La dépréciation douce du dollar pilotée par les USA devient un pari risqué

 
 
CPS.HLE61.090308103022.photo00.quicklook.default-245x163.jpg
Un euro et un dollar (Photo : Joël Saget)

[09/03/2008 09:31:38] WASHINGTON (AFP) La dépréciation en douceur du dollar engagée avec la bénédiction tacite des Etats-Unis devient risquée, mais pas encore assez pour que Washington veuille inverser la tendance, affirment les analystes.

Le billet vert ne cesse de perdre du terrain depuis quelques semaines face à l’euro, qui a atteint un nouveau record au delà de 1,54 dollar vendredi. “Le dollar n’arrive tout simplement pas à maintenir un cours”, résume Shaun Osborne de TD Financial Group.

L’explication tient en une phrase. Depuis le début de l’année “les perspectives économiques ont continué de se détériorer, la Fed a abaissé ses taux d’intérêt avec l’optique de continuer à le faire, les responsables américains ont fait preuve d’indifférence, au mieux, au sort de leur monnaie, et le dollar a plongé”, ajoute-t-il. Jusqu’à présent la détérioration progressive du taux de change du dollar a plutôt servi les Etats-Unis, qui ont pu réduire pour la première fois en six ans leur déficit commercial l’an dernier.

Les responsable américains donnent un feu vert tacite à la situation en répétant régulièrement qu’ils veulent un dollar “fort”, mais que c’est aux marchés de fixer librement les cours des monnaies. Personne n’est dupe sur le message, qui signifie qu’en fait Washington se satisfait très bien de voir sa monnaie glisser tant que cela se fait de façon ordonnée. Mais la volatilité croissante et la forte baisse du dollar enregistrée ces derniers temps “suggèrent que les conditions pourraient devenir désordonnées”, avertit note M. Osborne.

Déjà les répercussions du dollar faible se font sentir à l’étranger.

La hausse de leur monnaie fait grincer les dents aux Japonais et aux Européens, qui craignent de voir leur compétitivité affectée par un taux de changes trop défavorable.
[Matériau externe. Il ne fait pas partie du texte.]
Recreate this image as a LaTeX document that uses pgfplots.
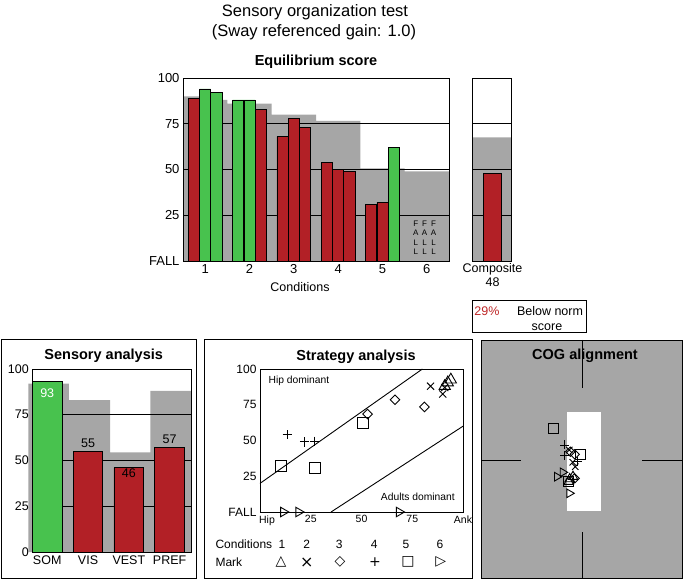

La semaine dernière, le Programme alimentaire mondial de l’ONU a averti que la distribution d’aide alimentaire aux pays pauvres était gravement menacée par la flambée des prix des produits de base.

Et certains s’inquiètent des conséquences plus graves qu’un écroulement du dollar pourrait entraîner.

“Le chaos sur les monnaies peut affecter le sort de millions de personnes; une fois déclenché, il risque de nourrir un ressentiment social et des bouleversements politiques qui peuvent changer le destin de pays entiers”, mettait en garde l’économiste Judy Shelton dans une contribution au Wall Street Journal mercredi.

“Avons-nous abandonné tout sens des responsabilitées associées au fait que nous fournissons au monde sa principale monnaie de réserve?”, s’interrogeait-elle.

Pourtant, il ne faut pas s’attendre à voir Washington réagir rapidement.

Tant que le billet vert ne perd pas 5 à 10% en un mois ou deux, il n’y pas de raison que les Etats-Unis fassent quoi que ce soit, note Nariman Behravesh du cabinet Global Insight. “Ce n’est pas encore un atterrissage brutal, ni un écroulement”, estime-t-il.

De plus la menace de récession qui plane ne plaide pas pour un langage musclé. Pour les Américains, la traduction la plus évidente du dollar faible est d’améliorer la balance commerciale.

“D’un point de vue très égoïste aux Etats-Unis, les exportations sont ce qui pourrait faire la différence entre une récession douce et une récession plus marquée. Aucun homme politique ne voudra saper cela”, ajoute M. Behravesh.

Selon lui, le dollar va continuer de baisser jusqu’à l’automne et d’ici là “l’euro vaudra sans doute 1,60 dollar”.

Mais il n’ira pas beaucoup plus bas. “Les marchés ont déjà intégré l’affaiblissement de l’économie américaine et les baisses de taux à venir”, assure-t-il.